Análisis sobre el clásico: La pequeña casa en la pradera
Mariana Ruiz Romero
Escritora, miembro de número de la Academia Boliviana de Literatura infantil y Juvenil
Un clásico se define por su perdurabilidad en el tiempo y su calidad literaria. Sin duda, en América Latina, muchos clásicos no se conocen a través de sus textos, sino a través de su adaptación a la televisión. Es el caso de todos los libros creados por Laura Ingalls, a quien conocemos como protagonista de la serie televisiva “La familia Ingalls”.
Sin embargo, Laura Ingalls Wilder existió realmente, y escribió maravillosos libros infantiles que nos relataron su infancia como hija de los “pioneros”. Aquellos que se atrevieron a conquistar el oeste americano, en sus carretas tiradas por caballos, y que se enfrentaron al clima, las adversidades y las tribus defensoras de sus territorios. Los pioneros se aventuraron hacia lo desconocido y, con la ayuda de fortificaciones con soldados, pelearon pulgada a pulgada, a lo largo de todo el siglo XIX, la conquista de todo el territorio norteamericano. Las tribus indígenas originarias fueron expulsadas finalmente y llevadas a vivir a “reducciones”, aunque no dejaron nunca de presentar batalla.
Sin embargo, los libros de esta larga serie autobiográfica están realmente dirigidos a los niños: muestran la sacrificada vida de los Wilder, desde sus orígenes en los bosques de Wisconsin, su periplo por las llanuras de Kansas y Dakota, hasta terminar establecidos en un pueblo construido enteramente por pioneros como ellos.
Sin duda el más famoso es el tercero, del que nos ocupamos en esta nota, publicado por primera vez en 1935. En él, el padre de Laura decide ir a algún lugar donde ya no se sientan tantos seres humanos circulando: le molesta el ruido de un hacha demasiado cerca, o las huellas desconocidas en la nieve. Así que, en busca de la más absoluta soledad, parte en una carreta con su esposa, sus tres hijos, su perro y sus caballos. Todas sus posesiones entran en esta carreta. Una estufita portátil, un arma de fuego, un azadón y un hacha bastan para que este hombre lleno de recursos encuentre sustento.
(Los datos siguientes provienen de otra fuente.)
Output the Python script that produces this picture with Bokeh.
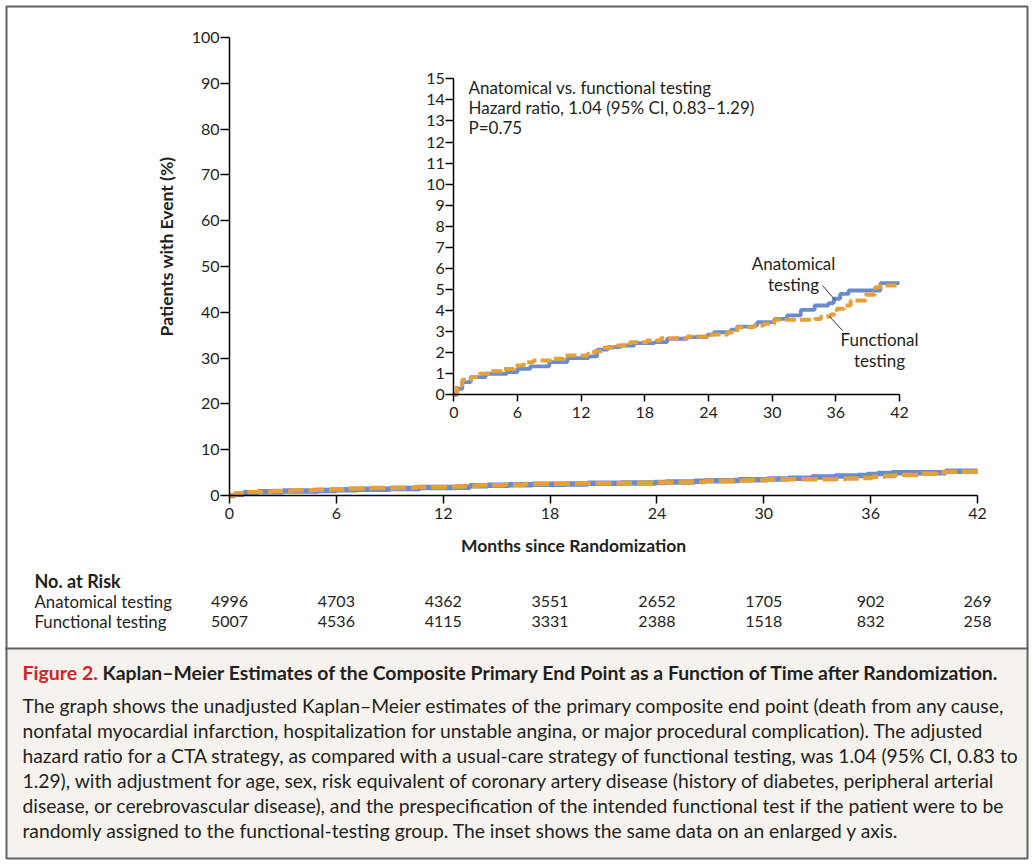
import numpy as np
from bokeh.plotting import figure
from bokeh.models import Range1d, LinearAxis, FixedTicker
from bokeh.core.properties import value
from bokeh.embed import file_html
from bokeh.resources import INLINE

# ---------------- data ----------------
anat_t = [0, 0.3, 0.8, 1.6, 3.0, 5.0, 6.0, 7.2, 9.0, 10.7, 12.7, 13.5, 14.5, 15.7,
          17.0, 18.9, 20.1, 22.0, 23.9, 24.5, 26.1, 26.7, 28.3, 28.6, 30.2, 31.4,
          32.7, 34.0, 35.3, 35.8, 36.4, 37.2, 40.2, 42.0]
anat_v = [0, 0.28, 0.60, 0.84, 1.00, 1.08, 1.23, 1.35, 1.55, 1.74, 1.82, 2.14, 2.26, 2.34,
          2.45, 2.50, 2.66, 2.74, 2.86, 2.97, 3.09, 3.24, 3.29, 3.45, 3.60, 3.77,
          4.03, 4.24, 4.35, 4.56, 4.79, 4.95, 5.30, 5.30]

func_t = [0, 0.3, 0.8, 1.6, 2.4, 3.5, 4.7, 5.7, 6.6, 7.5, 9.4, 10.4, 12.6, 13.2, 14.0,
          15.4, 16.6, 18.2, 19.5, 22.0, 23.9, 25.8, 26.7, 28.3, 29.2, 30.2, 34.0,
          34.6, 35.5, 36.1, 36.8, 37.4, 38.8, 39.7, 40.2, 42.0]
func_v = [0.05, 0.44, 0.71, 0.84, 1.00, 1.12, 1.23, 1.39, 1.55, 1.63, 1.71, 1.87, 1.95, 2.07, 2.23,
          2.34, 2.50, 2.58, 2.69, 2.77, 2.86, 2.97, 3.21, 3.29, 3.37, 3.56, 3.60,
          3.72, 3.81, 4.08, 4.24, 4.48, 4.75, 5.11, 5.19, 5.19]

x_ticks = [0, 6, 12, 18, 24, 30, 36, 42]
main_y_ticks = [0, 10, 20, 30, 40, 50, 60, 70, 80, 90, 100]
inset_y_ticks = list(range(0, 16))

risk_months = [0, 6, 12, 18, 24, 30, 36, 42]
risk_anat = [4996, 4703, 4362, 3551, 2652, 1705, 902, 269]
risk_func = [5007, 4536, 4115, 3331, 2388, 1518, 832, 258]

caption_title_red = "Figure 2."
caption_title = ("Kaplan\u2013Meier Estimates of the Composite Primary End Point as a "
                 "Function of Time after Randomization.")
caption_lines = [
    "The graph shows the unadjusted Kaplan\u2013Meier estimates of the primary composite end point (death from any cause,",
    "nonfatal myocardial infarction, hospitalization for unstable angina, or major procedural complication). The adjusted",
    "hazard ratio for a CTA strategy, as compared with a usual-care strategy of functional testing, was 1.04 (95% CI, 0.83 to",
    "1.29), with adjustment for age, sex, risk equivalent of coronary artery disease (history of diabetes, peripheral arterial",
    "disease, or cerebrovascular disease), and the prespecification of the intended functional test if the patient were to be",
    "randomly assigned to the functional-testing group. The inset shows the same data on an enlarged y axis.",
]

# ---------------- styles ----------------
FONT = "Lato"
TXT = "#231f20"
BLUE = "#6a8ccb"
ORANGE = "#e6a03a"
BORDER = "#616161"
CAPBG = "#f6f3ee"

W, H = 1030, 862
OX, OY = 0, 0

p = figure(width=W, height=H, output_backend="svg", toolbar_location=None,
           x_range=Range1d(OX, OX + W), y_range=Range1d(OY + H, OY),
           min_border=0, x_axis_type=None, y_axis_type=None)
p.outline_line_color = None
p.background_fill_color = "white"
p.border_fill_color = "white"


def span_range(p0, v0, p1, v1, a, b):
    k = (v1 - v0) / (p1 - p0)
    return Range1d(v0 + (a - p0) * k, v0 + (b - p0) * k)


p.extra_x_ranges = {"mx": span_range(229, 0, 977, 42, OX, OX + W),
                    "ix": span_range(453.3, 0, 899, 42, OX, OX + W)}
p.extra_y_ranges = {"my": span_range(495, 0, 37, 100, OY + H, OY),
                    "iy": span_range(394.3, 0, 78.3, 15, OY + H, OY)}

# ---------------- caption panel / frame ----------------
p.quad(left=[7], right=[1026], top=[649], bottom=[857], fill_color=CAPBG, line_color=None)
p.segment(x0=[5], x1=[1028], y0=[648], y1=[648], line_color=BORDER, line_width=2)
p.quad(left=[6], right=[1027], top=[6], bottom=[858], fill_color=None,
       line_color=BORDER, line_width=2)


def make_axis(side, xr, yr, loc, bounds, ticks, tick_out, fsize, standoff):
    ax = LinearAxis(x_range_name=xr, y_range_name=yr, fixed_location=loc, bounds=bounds,
                    ticker=FixedTicker(ticks=ticks, minor_ticks=[]))
    ax.axis_line_color = "black"
    ax.axis_line_width = 1.5
    ax.major_tick_line_color = "black"
    ax.major_tick_line_width = 1.5
    ax.major_tick_out = tick_out
    ax.major_tick_in = 0
    ax.minor_tick_line_color = None
    ax.major_label_text_font = FONT
    ax.major_label_text_font_size = fsize
    ax.major_label_text_color = TXT
    ax.major_label_standoff = standoff
    p.add_layout(ax, side)
    return ax


# main axes
make_axis("below", "mx", "my", 0, (0, 42), x_ticks, 8, "16px", 4)
make_axis("left", "mx", "my", 0, (0, 100), main_y_ticks, 9, "16px", 1)
# inset axes
make_axis("below", "ix", "iy", 0, (0, 42), x_ticks, 7, "16px", 5)
make_axis("left", "ix", "iy", 0, (0, 15), inset_y_ticks, 8, "16px", 1)

# main curves
p.step(anat_t, anat_v, mode="after", x_range_name="mx", y_range_name="my",
       line_color=BLUE, line_width=5.5)
p.step(func_t, func_v, mode="after", x_range_name="mx", y_range_name="my",
       line_color=ORANGE, line_width=4.5, line_dash="16 5")

# inset curves
p.step(anat_t, anat_v, mode="after", x_range_name="ix", y_range_name="iy",
       line_color=BLUE, line_width=3.8)
p.step(func_t, func_v, mode="after", x_range_name="ix", y_range_name="iy",
       line_color=ORANGE, line_width=4, line_dash="11 4")

# axis titles
p.text(x=[166], y=[246], text=["Patients with Event (%)"], angle=np.pi / 2,
       text_font=value(FONT), text_font_size="17.5px", text_font_style="bold",
       text_color=TXT, text_align="center", text_baseline="middle")
p.text(x=[573], y=[545], text=["Months since Randomization"],
       text_font=value(FONT), text_font_size="17.5px", text_font_style="bold",
       text_color=TXT, text_align="center", text_baseline="middle")

# inset annotation
p.text(x=[468, 468, 468], y=[87, 107, 127],
       text=["Anatomical vs. functional testing",
             "Hazard ratio, 1.04 (95% CI, 0.83\u20131.29)", "P=0.75"],
       text_font=value(FONT), text_font_size="17px", text_color=TXT,
       text_align="left", text_baseline="middle")
p.text(x=[793, 793], y=[263, 284], text=["Anatomical", "testing"],
       text_font=value(FONT), text_font_size="17px", text_color=TXT,
       text_align="center", text_baseline="middle")
p.text(x=[879, 879], y=[339, 360], text=["Functional", "testing"],
       text_font=value(FONT), text_font_size="17px", text_color=TXT,
       text_align="center", text_baseline="middle")
p.segment(x0=[822, 829], y0=[285, 316], x1=[835, 842], y1=[300, 330],
          line_color="#333333", line_width=1)

# number at risk
p.text(x=[34], y=[580], text=["No. at Risk"], text_font=value(FONT),
       text_font_size="18px", text_font_style="bold", text_color=TXT,
       text_align="left", text_baseline="middle")
p.text(x=[34, 34], y=[601, 621], text=["Anatomical testing", "Functional testing"],
       text_font=value(FONT), text_font_size="16.8px", text_color=TXT,
       text_align="left", text_baseline="middle")
p.text(x=risk_months, y=[601] * len(risk_months), text=[str(v) for v in risk_anat],
       x_range_name="mx", text_font=value(FONT), text_font_size="16px", text_color=TXT,
       text_align="center", text_baseline="middle")
p.text(x=risk_months, y=[621] * len(risk_months), text=[str(v) for v in risk_func],
       x_range_name="mx", text_font=value(FONT), text_font_size="16px", text_color=TXT,
       text_align="center", text_baseline="middle")

# caption
p.text(x=[22], y=[672], text=[caption_title_red], text_font=value(FONT),
       text_font_size="19.5px", text_font_style="bold", text_color="#d2232a",
       text_align="left", text_baseline="middle")
p.text(x=[102], y=[672], text=[caption_title], text_font=value(FONT),
       text_font_size="19.4px", text_font_style="bold", text_color=TXT,
       text_align="left", text_baseline="middle")
p.text(x=[22] * len(caption_lines), y=[705, 730, 755, 780, 805, 830], text=caption_lines,
       text_font=value(FONT), text_font_size="19.3px", text_color=TXT,
       text_align="left", text_baseline="middle")

open("out.html", "w").write(file_html(p, INLINE))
Así, tras una larga marcha, encontrarán lo que buscan en una pradera solitaria, cuyo techo son las estrellas. Deciden escogerla porque allí los animales no le temen a los humanos: las liebres se pasean por delante de la carreta sin temor alguno, y los pájaros no se alejan ante el estampido de un arma. Allí, los Wilder construirán una cabaña con sus propias manos, y el proceso es tan fascinante de leer como su relación con los elementos. La descripción de los animales, la magra comida, la inolvidable primera navidad, que se logra por el sacrificio de un vecino que se arriesga a ir al pueblo para traerles algunos dulces… ¡todo resuena tan distinto y mágico!
Al inicio, la niña protagonista está obsesionada con conocer un bebé indio, un “papoose”. Pronto una tribu regresará a esta pradera, para desconcierto de los Wilder, que no se imaginaban que construirían su casa tan cerca de uno de sus campamentos.
Y es que, a diferencia de los pioneros, los indios americanos no dejan huella alguna tras su paso, ni producen ruido cuando se acercan. Varias veces pasarán por la cabaña, a veces exigirán comida de manera violenta, otras comerán con la familia en silencio, sin poderse entender, la mutua desconfianza resonando en las mentes de todos.
Finalmente, los Wilder decidirán continuar camino. Antes de irse, verán cómo desfila ante la cabaña la tribu, que se dirige más al norte, con sus caballos sin riendas, montados a pelo, y todos sus enseres a cuestas. La protagonista verá finalmente a un hermoso niño, asomando sus ojitos negros desde la estera donde lo carga su madre. Y llorará lágrimas inexplicables para un adulto, lágrimas ante la belleza de un mundo que va desapareciendo ante sus ojos, tal vez, lágrimas ante la belleza de la naturaleza, ante lo desconocido.
Las descripciones de este libro son inolvidables, merecen estar en la mente de todos. Por sus contribuciones, Laura Ingalls recibió el premio Children’s Literature Legacy Award en 1954.